Muhalefet ihtiyacı (07 Kasım 2017)
İYİ Parti'ye iyi oldu veya olmadı diyenler var. Daha kuruluş aşamasında olan bir partiyi, üstelikte programını ve hedeflerine bakmadan kim tenkit edebilir? Çok açıktır ki bunlar, iktidar partisine yakın olanlar ile oy kaybından korkan partilerdir.
Siyasi konjonktür güçlü muhalefet partilerine ihtiyaç gösteriyor. Kaldı ki siyasi iktidar içinde muhalefetin daha güçlü olması, yaptıklarının ve yapacaklarının birkaç kere daha fazla gözden geçirilmesini zorlar.
İYİ Parti'nin adını veya Meral Akşener'e sempati veya tersini tartışmak yerine partinin programını ve muhalefet ihtiyacını tartışmak zorundayız. İYİ Parti'nin programı ve hedefleri ekonomi ve sosyal alanda iyi koordine edilmiş , tutarlı ve etkili bir programdır. Ayrıca kuruculara ve programına bakınca, mevcut partilerden farklı ve ideolojik takıntısı olmayan bir parti olarak görünüyor.
CHP de muhalefet görevini yapıyor. Ancak CHP solda duruyor… İYİ Parti ise Merkezde bir parti olarak ortaya çıkıyor. Milliyetçi bir parti olan MHP kamuoyunda bir muhalefet partisi değil, iktidar ortağı bir parti olarak görülüyor.
CHP Genel Başkanı Kemal Kılıçdaroğlu, kamuoyunda kabul görüyor ve tartışılmıyor. Özellikle Adalet Yürüyüşü'nden sonra güven eşiğini artırdı. Ne var ki CHP'de demokrasi anlayışı bazı mensupları tarafından istismar ediliyor. Bu noktada Kılıçdaroğlu kendisini ve parti meclisi partiyi kullananlara karşı daha dikkatli olmalıdır.
Ben Deniz Baykal'la yakın çalışırdım. Ama tövbe partide veya Mecliste bir görev talebim olmadı. Parti Meclisini kendisi önerdi. Milletvekilliğini ise parti Meclisinde listeler açıklanırken öğrendim.
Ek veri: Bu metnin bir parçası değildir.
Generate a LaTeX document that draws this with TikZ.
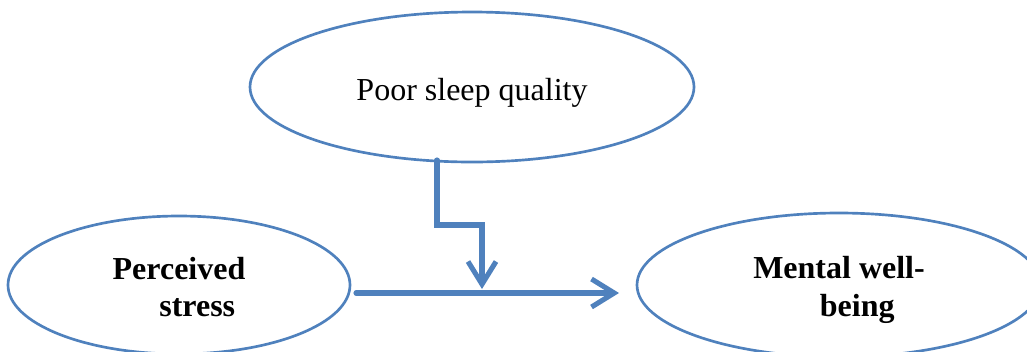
\documentclass[tikz,border=0pt]{standalone}
\usepackage{fontspec}
\setmainfont{Liberation Serif}
\usetikzlibrary{positioning}
\usetikzlibrary{shapes.geometric,arrows.meta}
\definecolor{accent}{RGB}{79,129,189}

\begin{document}
\begin{tikzpicture}[x=0.75pt,y=-0.75pt,
every node/.style={draw=accent,line width=2pt,ellipse,inner sep=0pt,text=black},
link/.style={draw=accent,line width=3.8pt,line cap=round,line join=miter,
  -{Straight Barb[length=17pt,width=21pt]}}]
\useasboundingbox (0,0) rectangle (1027,351);
\node[minimum width=333pt,minimum height=112.5pt,
  font=\fontsize{24}{28}\selectfont] (sleep) at (472,87)
  {\raisebox{-4.5pt}[\height][\depth]{Poor sleep quality}};
\node[minimum width=256.5pt,minimum height=103.5pt,align=left,
  font=\fontsize{24}{28}\selectfont\bfseries] (stress) at (179,285)
  {\rule{0pt}{20pt}Perceived\\\hspace*{35pt}stress};
\node[minimum width=303pt,minimum height=108pt,align=left,
  font=\fontsize{24}{28}\selectfont\bfseries] (wellbeing) at (839,285)
  {\rule{0pt}{24pt}Mental well-\\\hspace*{50pt}being};
% moderation path
\coordinate (tap) at (437,160);
\coordinate (bend) at (482,225);
\coordinate (join) at (482,289);
\draw[link] ([xshift=3.5pt,yshift=-6pt]stress.east) -- ([xshift=-12.5pt,yshift=-6pt]wellbeing.west);
\draw[link] (tap) |- (bend) -- (join);
\end{tikzpicture}
\end{document}
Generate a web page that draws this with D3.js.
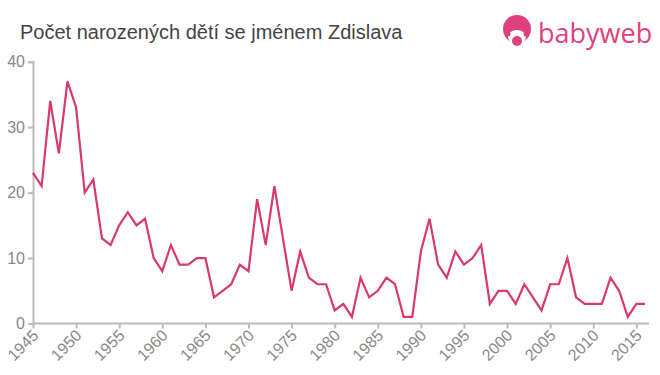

CHP'de isteyen herkes Deniz Baykal'ı evinden arayıp ulaşabilirdi. Kemal Kılıçdaroğlu da aynı çizgiden sapmadı. Bu durum aynı zamanda partinin ve liderlerinin ne kadar fazla halka açık ve demokratik olduğunu gösteriyor.
Bu gün bu demokratik tavrı kavrayamayıp, kullananlar var.
Özellikle Genel Başkan Kılıçdaroğlu'nun iyi niyetini istismar edenler var. Daha önce bürokraside birlikte çalıştıkları veya İstanbul Büyük Şehir Başkan Adaylığı sırasında kendisine yakın duran bazıları parti içinde her sandalyeyi kendi doğal hakları gibi görüyorlar.
Söz gelimi, İstanbul Büyük Şehir Belediye Başkanlığı için parti tabanında kaos yaşanıyor. Birisinin ''Kılıçdaroğlu'nun adayıyım, git çalış dedi'' şeklinde konuştuğu belirtiliyor. Gerçekte ise açıktır ki böyleleri Kılıçdaroğlunu istismar ediyor. Doğal olarak hiçbir genel başkan yetkili kurullarla tartışmadan, birine "Git İstanbul'da çalış'' demez.
Üstelikte benim yakından gördüğüm, bu gibi kişilere parti tabanından tepki var. Bir kişinin koltuk hırsı için seçimin kaybedilmesine, başta Genel Başkan olmak üzere herkesin karşı çıkması gerekir.
CHP tarihinde ve bugün, dostluk - arkadaşlık ilişkileri üstüne değil yetenek ve performans üstüne aday tespit etmiştir.
Söz gelimi 1980 öncesi CHP'de bugünkü MYK yerine genel idare kurulu vardı. Bu kurula seçilebilmek için ön seçimle milletvekili olmuş olmak gerekiyordu. Parti kontenjanından seçilenler bu kurula aday olamıyordu.
Özetle, şimdilerde demokrasiye her zamankinden daha çok ihtiyacımız var. Muhalefet partilerinin önce kendileri demokrasi örneği vermelidir.